Alguém aí gosta de História? Eu adoro!
Como bom curioso "patológico", este é um dos meus assuntos favoritos, pois, como costumo dizer, a História explica o presente.
Sou fissurado em História Antiga, História Militar, História de Monumentos/ Construções/ Empresas/ Objetos... mas o melhor mesmo é quando posso unir duas das minhas maiores paixões: História e relógios!

Na linha do tempo da relojoaria, um dos pontos de destaque vai do ano de 1713 até 1765, e concentra-se na figura de um camarada inglês chamado John Harrison.

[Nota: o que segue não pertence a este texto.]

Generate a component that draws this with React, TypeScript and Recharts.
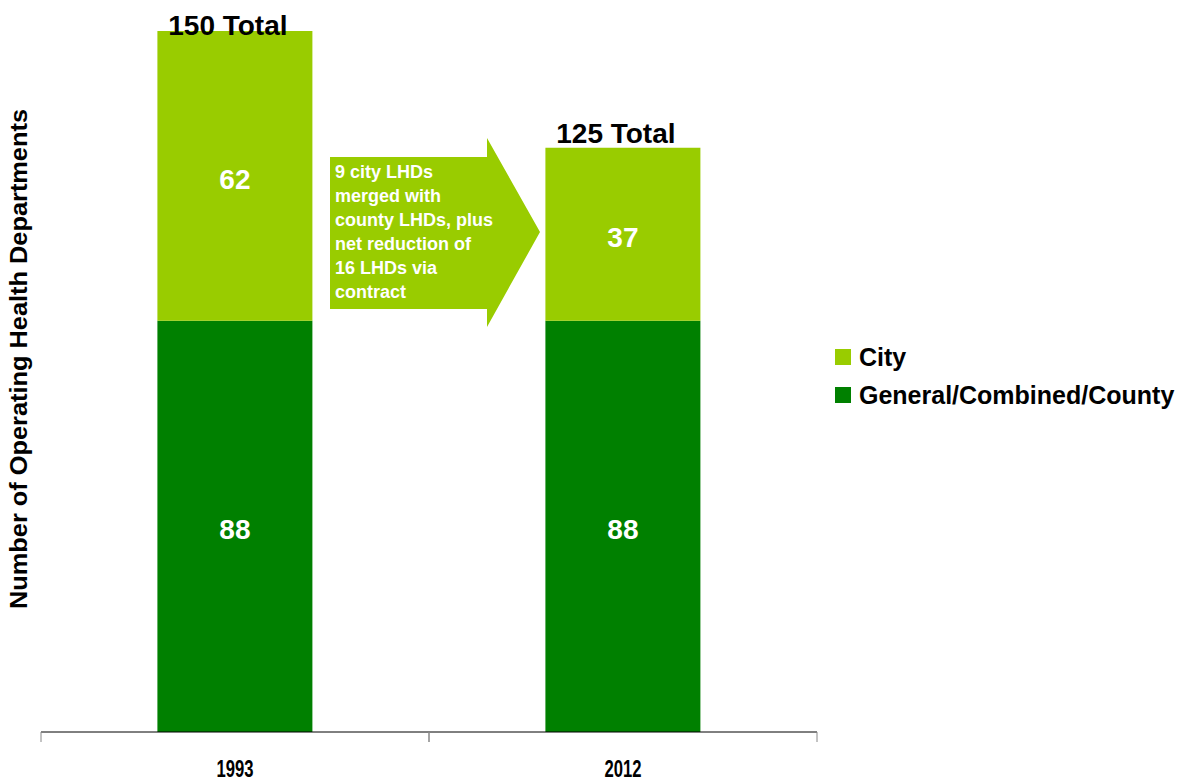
import { BarChart, Bar, XAxis, YAxis, LabelList, Legend } from "recharts";

const years = ["1993", "2012"];
const countyCounts = [88, 88];
const cityCounts = [62, 37];
const totals = [150, 125];

const arrowNote = [
  "9 city LHDs",
  "merged with",
  "county LHDs, plus",
  "net reduction of",
  "16 LHDs via",
  "contract",
];

const CITY = "#99cc00";
const COUNTY = "#008000";
const FONT = "'Liberation Sans', Arial, sans-serif";

const chartData = years.map((year, i) => ({
  year,
  county: countyCounts[i],
  city: cityCounts[i],
  total: totals[i],
}));

// year label at the band centre plus tick marks on both band edges
// eslint-disable-next-line @typescript-eslint/no-explicit-any
function YearTick(props: any) {
  const { x, y, payload } = props;
  const half = Number(payload.offset) || 0;
  return (
    <g>
      <line x1={x - half} y1={y} x2={x - half} y2={y + 10} stroke="#888" />
      <line x1={x + half} y1={y} x2={x + half} y2={y + 10} stroke="#888" />
      <text
        x={x}
        y={y + 45}
        textAnchor="middle"
        fontFamily={FONT}
        fontWeight="bold"
        fontSize={24}
        fill="#000"
        textLength={37}
        lengthAdjust="spacingAndGlyphs"
      >
        {payload.value}
      </text>
    </g>
  );
}

// eslint-disable-next-line @typescript-eslint/no-explicit-any
function TotalLabel(props: any) {
  const { x, y, width, value } = props;
  const baseline = Math.max(Number(y) - 5, 35);
  return (
    <text
      x={Number(x) + Number(width) / 2 - 7}
      y={baseline}
      textAnchor="middle"
      fontFamily={FONT}
      fontWeight="bold"
      fontSize={28}
      fill="#000"
    >
      {`${value} Total`}
    </text>
  );
}

function LegendBox() {
  const items = [
    { label: "City", color: CITY },
    { label: "General/Combined/County", color: COUNTY },
  ];
  return (
    <div style={{ fontFamily: FONT }}>
      {items.map((it) => (
        <div
          key={it.label}
          style={{
            display: "flex",
            alignItems: "center",
            height: 38,
            fontWeight: "bold",
            fontSize: 25,
            color: "#000",
            whiteSpace: "nowrap",
          }}
        >
          <span
            style={{
              width: 16,
              height: 16,
              background: it.color,
              marginRight: 8,
              display: "inline-block",
            }}
          />
          {it.label}
        </div>
      ))}
    </div>
  );
}

export default function App() {
  return (
    <div
      style={{
        position: "absolute",
        left: 0,
        top: 0,
        width: 1186,
        height: 783,
        background: "#fff",
      }}
    >
      <BarChart
        width={1186}
        height={783}
        data={chartData}
        margin={{ top: 31, right: 369, bottom: 0, left: 41 }}
        barCategoryGap="30%"
      >
        <XAxis
          dataKey="year"
          height={51}
          interval={0}
          tick={<YearTick />}
          tickSize={0}
          tickMargin={0}
          tickLine={false}
          axisLine={{ stroke: "#000" }}
        />
        <YAxis hide domain={[0, 150]} />
        <Legend
          layout="vertical"
          align="center"
          verticalAlign="middle"
          wrapperStyle={{ left: 835, top: 338, width: 350 }}
          content={<LegendBox />}
        />
        <Bar
          dataKey="county"
          stackId="a"
          fill={COUNTY}
          isAnimationActive={false}
        >
          <LabelList
            dataKey="county"
            position="center"
            fill="#fff"
            fontFamily={FONT}
            fontWeight="bold"
            fontSize={28}
            dy={3}
          />
        </Bar>
        <Bar dataKey="city" stackId="a" fill={CITY} isAnimationActive={false}>
          <LabelList
            dataKey="city"
            position="center"
            fill="#fff"
            fontFamily={FONT}
            fontWeight="bold"
            fontSize={28}
            dy={3}
          />
          <LabelList dataKey="total" content={<TotalLabel />} />
        </Bar>
      </BarChart>

      {/* y axis title */}
      <svg
        width={40}
        height={783}
        style={{ position: "absolute", left: 0, top: 0 }}
      >
        <text
          transform="translate(27, 359) rotate(-90)"
          textAnchor="middle"
          fontFamily={FONT}
          fontWeight="bold"
          fontSize={23}
          fill="#000"
          textLength={500}
          lengthAdjust="spacingAndGlyphs"
        >
          Number of Operating Health Departments
        </text>
      </svg>

      {/* change annotation arrow */}
      <svg
        width={220}
        height={200}
        style={{ position: "absolute", left: 325, top: 133 }}
      >
        <polygon
          points="5,24 162,24 162,5 215,99 162,194 162,176 5,176"
          fill={CITY}
        />
        {arrowNote.map((line, i) => (
          <text
            key={line}
            x={10}
            y={45 + i * 24}
            fontFamily={FONT}
            fontWeight="bold"
            fontSize={18}
            fill="#fff"
          >
            {line}
          </text>
        ))}
      </svg>
    </div>
  );
}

Bom, acredito que muitos de vocês devem ter lido algo sobre ele, ou ao menos já ouviram este nome, seja num dos excelentes artigos do nosso Grão-Mestre Flávio, ou aqui mesmo no nosso Fórum.
Eu também conheci o John Harrison aqui, e a isto devo agradecer ao Flávio, por ter me apontado este que é um dos mais fascinantes personagens da comunidade relojoeira, se não da comunidade científica!
   
Explicando rapidamente para os que não o conhecem:
John Harrison foi um inglês nascido e criado num pequeno e isolado vilarejo rural no ano de 1693. Seu pai era carpinteiro e, portanto, Harrison seguiu o ofício.
Não se sabe como, John Harrison começou a reparar e construir relógios. Isso em pleno início do século XVIII, quando estes instrumentos eram raros e coisa de gente rica. Portanto não se via relógios por aí, e certamente Harrison não teve fácil acesso a modelos nos quais se inspirar.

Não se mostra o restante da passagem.